On Mon, Jun 8, 2020, at 12:44 PM, Jeremy Townson wrote:
> I have a question for the group about displaying credentials to humans. Credentials, being JSON, are machine readable, okay, but when the machine is told to display the credential on screen, what does the machine do?
>
> Does this matter? It would appear so.. A holder may wish to make a visual check of a credential he holds. An issuer may wish their credentials to display their logo, etc. In fact, one can imagine it being useful to display virtually any credential, except possibly login credentials and that kind of thing.
>
> Since credentials have emerged from linked data on the web, one idea would be to continue to do what the web does generally and have a web page render a credential. But the integrity of that web page and of the credential are guaranteed in different ways.
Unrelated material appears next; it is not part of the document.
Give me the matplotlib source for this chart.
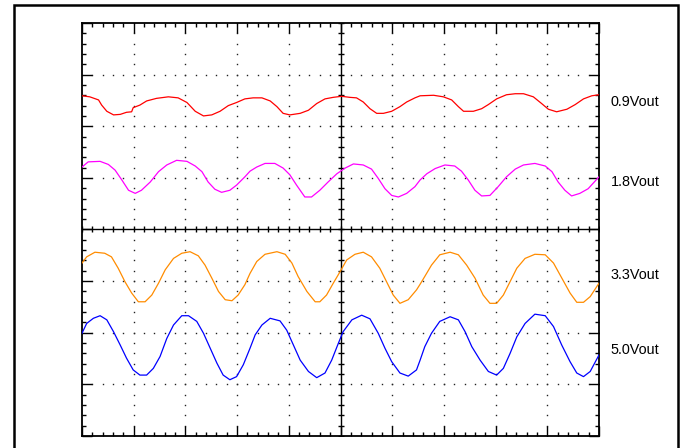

How then would the view and the credential be tied to the same issuer?
>
> It seems you could address this question in two ways. One would be to embed the view data into the credential itself. For example, a credential could contain a field like "view": "*some mime message or whatever*". Another would be to use a content-addressable link, such as a hashlink, where the content contains the same info.
>
> The problem here is neither of those approaches are standard in the data model. Seemingly, it would be useful if they were standard because an arbitrary wallet, given an arbitrary credential would know how to display it.
>
> So finally, my question. What ways are people using to display credentials, are they robust and is there any best approach that might be worthy enough to standardise?
>
> Many thanks,
> Jeremy Townson
>
> ps: I've enjoyed watching the CG list file through my inbox. It seems a very coherent group, which hopefully gives as good a chance of success in this world.
>
> pps: To introduce myself, I have been working on a Scala implementation of the VC data model.